PROBLEM DESCRIPTION: Read the data and repeat it in full, exactly.

═════ STORED DATA ═════

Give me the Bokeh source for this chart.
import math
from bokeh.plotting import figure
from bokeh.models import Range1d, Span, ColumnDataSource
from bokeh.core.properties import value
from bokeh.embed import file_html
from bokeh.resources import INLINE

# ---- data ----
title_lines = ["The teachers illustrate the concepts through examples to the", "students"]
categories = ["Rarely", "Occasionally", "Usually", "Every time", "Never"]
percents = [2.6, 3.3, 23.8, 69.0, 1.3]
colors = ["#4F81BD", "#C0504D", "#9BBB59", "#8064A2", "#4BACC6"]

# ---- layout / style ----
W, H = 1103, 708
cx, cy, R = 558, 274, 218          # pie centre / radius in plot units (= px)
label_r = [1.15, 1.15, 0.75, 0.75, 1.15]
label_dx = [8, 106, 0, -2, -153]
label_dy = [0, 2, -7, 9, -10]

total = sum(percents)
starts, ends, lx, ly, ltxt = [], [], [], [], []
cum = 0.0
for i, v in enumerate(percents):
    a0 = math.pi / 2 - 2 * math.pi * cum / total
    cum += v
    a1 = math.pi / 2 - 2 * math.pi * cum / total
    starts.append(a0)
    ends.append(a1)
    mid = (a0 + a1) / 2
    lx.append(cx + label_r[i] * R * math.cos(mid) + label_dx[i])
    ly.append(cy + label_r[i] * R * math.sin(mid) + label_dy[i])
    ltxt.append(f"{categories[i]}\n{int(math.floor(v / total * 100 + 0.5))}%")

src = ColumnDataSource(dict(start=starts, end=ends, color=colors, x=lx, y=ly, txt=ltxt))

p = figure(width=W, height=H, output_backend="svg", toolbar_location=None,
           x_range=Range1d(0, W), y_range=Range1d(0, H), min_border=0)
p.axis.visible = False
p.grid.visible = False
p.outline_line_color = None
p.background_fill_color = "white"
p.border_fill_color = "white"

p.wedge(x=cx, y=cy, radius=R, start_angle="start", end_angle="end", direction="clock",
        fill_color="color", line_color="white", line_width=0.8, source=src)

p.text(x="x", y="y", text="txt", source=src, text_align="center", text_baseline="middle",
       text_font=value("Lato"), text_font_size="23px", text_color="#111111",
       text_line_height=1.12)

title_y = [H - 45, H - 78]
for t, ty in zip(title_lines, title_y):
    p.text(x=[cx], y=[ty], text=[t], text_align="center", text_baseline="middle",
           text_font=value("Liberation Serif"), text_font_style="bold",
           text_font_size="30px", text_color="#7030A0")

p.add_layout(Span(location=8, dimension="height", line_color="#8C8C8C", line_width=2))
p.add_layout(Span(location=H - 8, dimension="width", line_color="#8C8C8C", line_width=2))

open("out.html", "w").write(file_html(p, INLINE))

═════

ANSWER TO THIS TASK:
Give me the Bokeh source for this chart.
import math
from bokeh.plotting import figure
from bokeh.models import Range1d, Span, ColumnDataSource
from bokeh.core.properties import value
from bokeh.embed import file_html
from bokeh.resources import INLINE

# ---- data ----
title_lines = ["The teachers illustrate the concepts through examples to the", "students"]
categories = ["Rarely", "Occasionally", "Usually", "Every time", "Never"]
percents = [2.6, 3.3, 23.8, 69.0, 1.3]
colors = ["#4F81BD", "#C0504D", "#9BBB59", "#8064A2", "#4BACC6"]

# ---- layout / style ----
W, H = 1103, 708
cx, cy, R = 558, 274, 218          # pie centre / radius in plot units (= px)
label_r = [1.15, 1.15, 0.75, 0.75, 1.15]
label_dx = [8, 106, 0, -2, -153]
label_dy = [0, 2, -7, 9, -10]

total = sum(percents)
starts, ends, lx, ly, ltxt = [], [], [], [], []
cum = 0.0
for i, v in enumerate(percents):
    a0 = math.pi / 2 - 2 * math.pi * cum / total
    cum += v
    a1 = math.pi / 2 - 2 * math.pi * cum / total
    starts.append(a0)
    ends.append(a1)
    mid = (a0 + a1) / 2
    lx.append(cx + label_r[i] * R * math.cos(mid) + label_dx[i])
    ly.append(cy + label_r[i] * R * math.sin(mid) + label_dy[i])
    ltxt.append(f"{categories[i]}\n{int(math.floor(v / total * 100 + 0.5))}%")

src = ColumnDataSource(dict(start=starts, end=ends, color=colors, x=lx, y=ly, txt=ltxt))

p = figure(width=W, height=H, output_backend="svg", toolbar_location=None,
           x_range=Range1d(0, W), y_range=Range1d(0, H), min_border=0)
p.axis.visible = False
p.grid.visible = False
p.outline_line_color = None
p.background_fill_color = "white"
p.border_fill_color = "white"

p.wedge(x=cx, y=cy, radius=R, start_angle="start", end_angle="end", direction="clock",
        fill_color="color", line_color="white", line_width=0.8, source=src)

p.text(x="x", y="y", text="txt", source=src, text_align="center", text_baseline="middle",
       text_font=value("Lato"), text_font_size="23px", text_color="#111111",
       text_line_height=1.12)

title_y = [H - 45, H - 78]
for t, ty in zip(title_lines, title_y):
    p.text(x=[cx], y=[ty], text=[t], text_align="center", text_baseline="middle",
           text_font=value("Liberation Serif"), text_font_style="bold",
           text_font_size="30px", text_color="#7030A0")

p.add_layout(Span(location=8, dimension="height", line_color="#8C8C8C", line_width=2))
p.add_layout(Span(location=H - 8, dimension="width", line_color="#8C8C8C", line_width=2))

open("out.html", "w").write(file_html(p, INLINE))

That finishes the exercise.